Repeat what the lines below say, word for word, and skip every image.
###
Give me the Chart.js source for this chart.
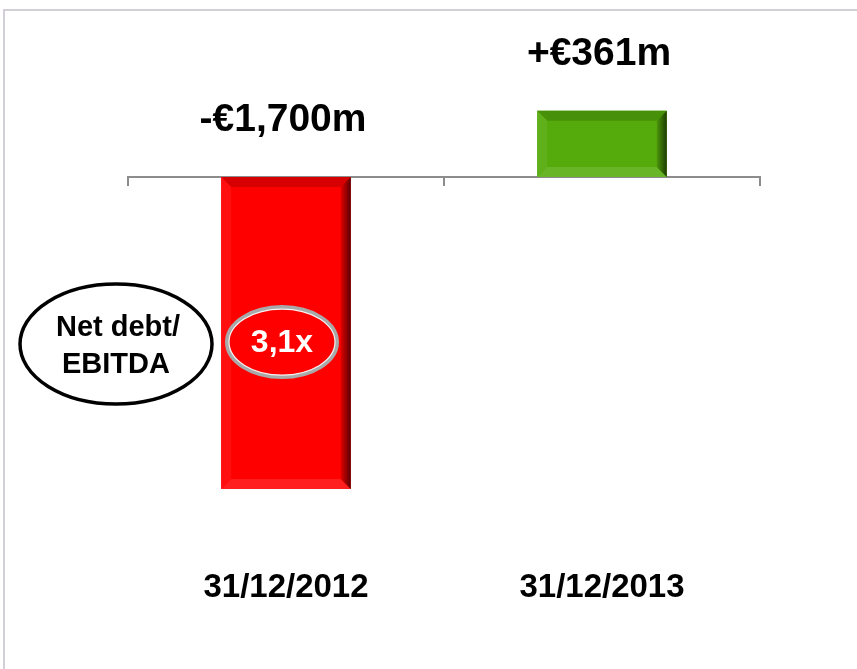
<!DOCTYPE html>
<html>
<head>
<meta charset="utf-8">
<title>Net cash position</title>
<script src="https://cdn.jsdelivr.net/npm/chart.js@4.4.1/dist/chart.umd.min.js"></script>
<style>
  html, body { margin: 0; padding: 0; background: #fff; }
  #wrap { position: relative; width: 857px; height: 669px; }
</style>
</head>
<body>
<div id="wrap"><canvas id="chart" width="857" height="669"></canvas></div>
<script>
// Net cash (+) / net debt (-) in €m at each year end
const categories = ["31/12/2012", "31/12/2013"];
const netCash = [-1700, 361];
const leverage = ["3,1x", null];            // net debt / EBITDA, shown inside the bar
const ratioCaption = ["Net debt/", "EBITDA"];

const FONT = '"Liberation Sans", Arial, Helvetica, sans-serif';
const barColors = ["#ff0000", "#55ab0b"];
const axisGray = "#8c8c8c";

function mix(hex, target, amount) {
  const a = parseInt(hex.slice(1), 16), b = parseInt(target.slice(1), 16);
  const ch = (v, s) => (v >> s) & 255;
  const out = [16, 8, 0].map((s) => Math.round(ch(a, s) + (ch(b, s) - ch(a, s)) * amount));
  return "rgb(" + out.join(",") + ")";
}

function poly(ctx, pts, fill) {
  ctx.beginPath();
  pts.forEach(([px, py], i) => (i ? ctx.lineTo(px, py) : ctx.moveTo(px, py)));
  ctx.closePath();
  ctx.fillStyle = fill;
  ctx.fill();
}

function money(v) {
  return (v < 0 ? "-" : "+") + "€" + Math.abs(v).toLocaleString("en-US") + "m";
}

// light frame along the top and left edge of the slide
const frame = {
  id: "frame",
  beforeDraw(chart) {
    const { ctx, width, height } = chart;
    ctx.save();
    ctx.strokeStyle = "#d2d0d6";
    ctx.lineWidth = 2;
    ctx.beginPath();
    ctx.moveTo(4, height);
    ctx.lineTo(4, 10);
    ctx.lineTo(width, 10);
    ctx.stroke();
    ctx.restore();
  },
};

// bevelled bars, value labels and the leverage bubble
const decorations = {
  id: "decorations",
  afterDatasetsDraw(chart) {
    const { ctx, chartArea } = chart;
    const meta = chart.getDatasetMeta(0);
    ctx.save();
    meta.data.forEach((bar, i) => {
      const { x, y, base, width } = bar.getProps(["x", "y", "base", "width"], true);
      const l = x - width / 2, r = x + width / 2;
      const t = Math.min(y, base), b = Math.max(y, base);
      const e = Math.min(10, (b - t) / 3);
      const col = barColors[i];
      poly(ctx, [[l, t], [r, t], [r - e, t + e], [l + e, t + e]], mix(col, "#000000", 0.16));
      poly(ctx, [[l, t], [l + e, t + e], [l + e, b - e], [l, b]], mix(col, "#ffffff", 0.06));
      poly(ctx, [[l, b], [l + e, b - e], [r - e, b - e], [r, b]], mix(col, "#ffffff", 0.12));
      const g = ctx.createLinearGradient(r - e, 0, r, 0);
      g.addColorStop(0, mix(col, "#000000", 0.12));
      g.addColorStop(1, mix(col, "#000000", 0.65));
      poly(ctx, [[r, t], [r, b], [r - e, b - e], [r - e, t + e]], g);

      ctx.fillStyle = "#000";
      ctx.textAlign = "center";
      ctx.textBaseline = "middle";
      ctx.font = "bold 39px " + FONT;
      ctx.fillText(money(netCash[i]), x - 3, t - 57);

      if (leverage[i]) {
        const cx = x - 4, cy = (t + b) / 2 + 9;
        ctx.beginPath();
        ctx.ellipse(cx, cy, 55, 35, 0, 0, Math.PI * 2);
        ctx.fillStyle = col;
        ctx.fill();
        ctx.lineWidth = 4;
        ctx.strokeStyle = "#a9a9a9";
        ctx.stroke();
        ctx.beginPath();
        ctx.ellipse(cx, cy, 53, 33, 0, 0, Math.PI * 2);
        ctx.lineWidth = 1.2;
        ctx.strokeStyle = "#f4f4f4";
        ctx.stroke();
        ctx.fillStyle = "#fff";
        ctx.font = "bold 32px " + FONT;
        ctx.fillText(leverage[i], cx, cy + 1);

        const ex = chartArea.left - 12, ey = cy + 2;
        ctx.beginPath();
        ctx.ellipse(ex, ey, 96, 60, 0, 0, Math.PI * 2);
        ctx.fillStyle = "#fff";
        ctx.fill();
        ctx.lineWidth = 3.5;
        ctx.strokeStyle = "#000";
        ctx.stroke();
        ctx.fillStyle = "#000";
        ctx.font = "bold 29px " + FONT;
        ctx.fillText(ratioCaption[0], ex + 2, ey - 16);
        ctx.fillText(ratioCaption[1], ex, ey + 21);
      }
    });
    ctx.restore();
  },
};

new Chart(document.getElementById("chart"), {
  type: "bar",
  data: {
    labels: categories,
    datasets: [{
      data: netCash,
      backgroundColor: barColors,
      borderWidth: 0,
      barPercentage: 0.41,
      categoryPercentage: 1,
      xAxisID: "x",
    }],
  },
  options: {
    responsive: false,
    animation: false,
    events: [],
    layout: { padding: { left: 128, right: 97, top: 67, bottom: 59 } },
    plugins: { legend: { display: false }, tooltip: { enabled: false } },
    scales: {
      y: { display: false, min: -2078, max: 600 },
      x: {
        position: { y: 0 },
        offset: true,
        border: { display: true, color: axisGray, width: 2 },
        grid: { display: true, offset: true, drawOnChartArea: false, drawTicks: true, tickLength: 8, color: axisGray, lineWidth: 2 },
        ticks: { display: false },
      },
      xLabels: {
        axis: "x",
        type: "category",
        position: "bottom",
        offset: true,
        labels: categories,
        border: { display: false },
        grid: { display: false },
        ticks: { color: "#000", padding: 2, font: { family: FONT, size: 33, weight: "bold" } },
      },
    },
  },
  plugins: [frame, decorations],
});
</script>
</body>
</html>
###
Exercise output
Give me the Chart.js source for this chart.
<!DOCTYPE html>
<html>
<head>
<meta charset="utf-8">
<title>Net cash position</title>
<script src="https://cdn.jsdelivr.net/npm/chart.js@4.4.1/dist/chart.umd.min.js"></script>
<style>
  html, body { margin: 0; padding: 0; background: #fff; }
  #wrap { position: relative; width: 857px; height: 669px; }
</style>
</head>
<body>
<div id="wrap"><canvas id="chart" width="857" height="669"></canvas></div>
<script>
// Net cash (+) / net debt (-) in €m at each year end
const categories = ["31/12/2012", "31/12/2013"];
const netCash = [-1700, 361];
const leverage = ["3,1x", null];            // net debt / EBITDA, shown inside the bar
const ratioCaption = ["Net debt/", "EBITDA"];

const FONT = '"Liberation Sans", Arial, Helvetica, sans-serif';
const barColors = ["#ff0000", "#55ab0b"];
const axisGray = "#8c8c8c";

function mix(hex, target, amount) {
  const a = parseInt(hex.slice(1), 16), b = parseInt(target.slice(1), 16);
  const ch = (v, s) => (v >> s) & 255;
  const out = [16, 8, 0].map((s) => Math.round(ch(a, s) + (ch(b, s) - ch(a, s)) * amount));
  return "rgb(" + out.join(",") + ")";
}

function poly(ctx, pts, fill) {
  ctx.beginPath();
  pts.forEach(([px, py], i) => (i ? ctx.lineTo(px, py) : ctx.moveTo(px, py)));
  ctx.closePath();
  ctx.fillStyle = fill;
  ctx.fill();
}

function money(v) {
  return (v < 0 ? "-" : "+") + "€" + Math.abs(v).toLocaleString("en-US") + "m";
}

// light frame along the top and left edge of the slide
const frame = {
  id: "frame",
  beforeDraw(chart) {
    const { ctx, width, height } = chart;
    ctx.save();
    ctx.strokeStyle = "#d2d0d6";
    ctx.lineWidth = 2;
    ctx.beginPath();
    ctx.moveTo(4, height);
    ctx.lineTo(4, 10);
    ctx.lineTo(width, 10);
    ctx.stroke();
    ctx.restore();
  },
};

// bevelled bars, value labels and the leverage bubble
const decorations = {
  id: "decorations",
  afterDatasetsDraw(chart) {
    const { ctx, chartArea } = chart;
    const meta = chart.getDatasetMeta(0);
    ctx.save();
    meta.data.forEach((bar, i) => {
      const { x, y, base, width } = bar.getProps(["x", "y", "base", "width"], true);
      const l = x - width / 2, r = x + width / 2;
      const t = Math.min(y, base), b = Math.max(y, base);
      const e = Math.min(10, (b - t) / 3);
      const col = barColors[i];
      poly(ctx, [[l, t], [r, t], [r - e, t + e], [l + e, t + e]], mix(col, "#000000", 0.16));
      poly(ctx, [[l, t], [l + e, t + e], [l + e, b - e], [l, b]], mix(col, "#ffffff", 0.06));
      poly(ctx, [[l, b], [l + e, b - e], [r - e, b - e], [r, b]], mix(col, "#ffffff", 0.12));
      const g = ctx.createLinearGradient(r - e, 0, r, 0);
      g.addColorStop(0, mix(col, "#000000", 0.12));
      g.addColorStop(1, mix(col, "#000000", 0.65));
      poly(ctx, [[r, t], [r, b], [r - e, b - e], [r - e, t + e]], g);

      ctx.fillStyle = "#000";
      ctx.textAlign = "center";
      ctx.textBaseline = "middle";
      ctx.font = "bold 39px " + FONT;
      ctx.fillText(money(netCash[i]), x - 3, t - 57);

      if (leverage[i]) {
        const cx = x - 4, cy = (t + b) / 2 + 9;
        ctx.beginPath();
        ctx.ellipse(cx, cy, 55, 35, 0, 0, Math.PI * 2);
        ctx.fillStyle = col;
        ctx.fill();
        ctx.lineWidth = 4;
        ctx.strokeStyle = "#a9a9a9";
        ctx.stroke();
        ctx.beginPath();
        ctx.ellipse(cx, cy, 53, 33, 0, 0, Math.PI * 2);
        ctx.lineWidth = 1.2;
        ctx.strokeStyle = "#f4f4f4";
        ctx.stroke();
        ctx.fillStyle = "#fff";
        ctx.font = "bold 32px " + FONT;
        ctx.fillText(leverage[i], cx, cy + 1);

        const ex = chartArea.left - 12, ey = cy + 2;
        ctx.beginPath();
        ctx.ellipse(ex, ey, 96, 60, 0, 0, Math.PI * 2);
        ctx.fillStyle = "#fff";
        ctx.fill();
        ctx.lineWidth = 3.5;
        ctx.strokeStyle = "#000";
        ctx.stroke();
        ctx.fillStyle = "#000";
        ctx.font = "bold 29px " + FONT;
        ctx.fillText(ratioCaption[0], ex + 2, ey - 16);
        ctx.fillText(ratioCaption[1], ex, ey + 21);
      }
    });
    ctx.restore();
  },
};

new Chart(document.getElementById("chart"), {
  type: "bar",
  data: {
    labels: categories,
    datasets: [{
      data: netCash,
      backgroundColor: barColors,
      borderWidth: 0,
      barPercentage: 0.41,
      categoryPercentage: 1,
      xAxisID: "x",
    }],
  },
  options: {
    responsive: false,
    animation: false,
    events: [],
    layout: { padding: { left: 128, right: 97, top: 67, bottom: 59 } },
    plugins: { legend: { display: false }, tooltip: { enabled: false } },
    scales: {
      y: { display: false, min: -2078, max: 600 },
      x: {
        position: { y: 0 },
        offset: true,
        border: { display: true, color: axisGray, width: 2 },
        grid: { display: true, offset: true, drawOnChartArea: false, drawTicks: true, tickLength: 8, color: axisGray, lineWidth: 2 },
        ticks: { display: false },
      },
      xLabels: {
        axis: "x",
        type: "category",
        position: "bottom",
        offset: true,
        labels: categories,
        border: { display: false },
        grid: { display: false },
        ticks: { color: "#000", padding: 2, font: { family: FONT, size: 33, weight: "bold" } },
      },
    },
  },
  plugins: [frame, decorations],
});
</script>
</body>
</html>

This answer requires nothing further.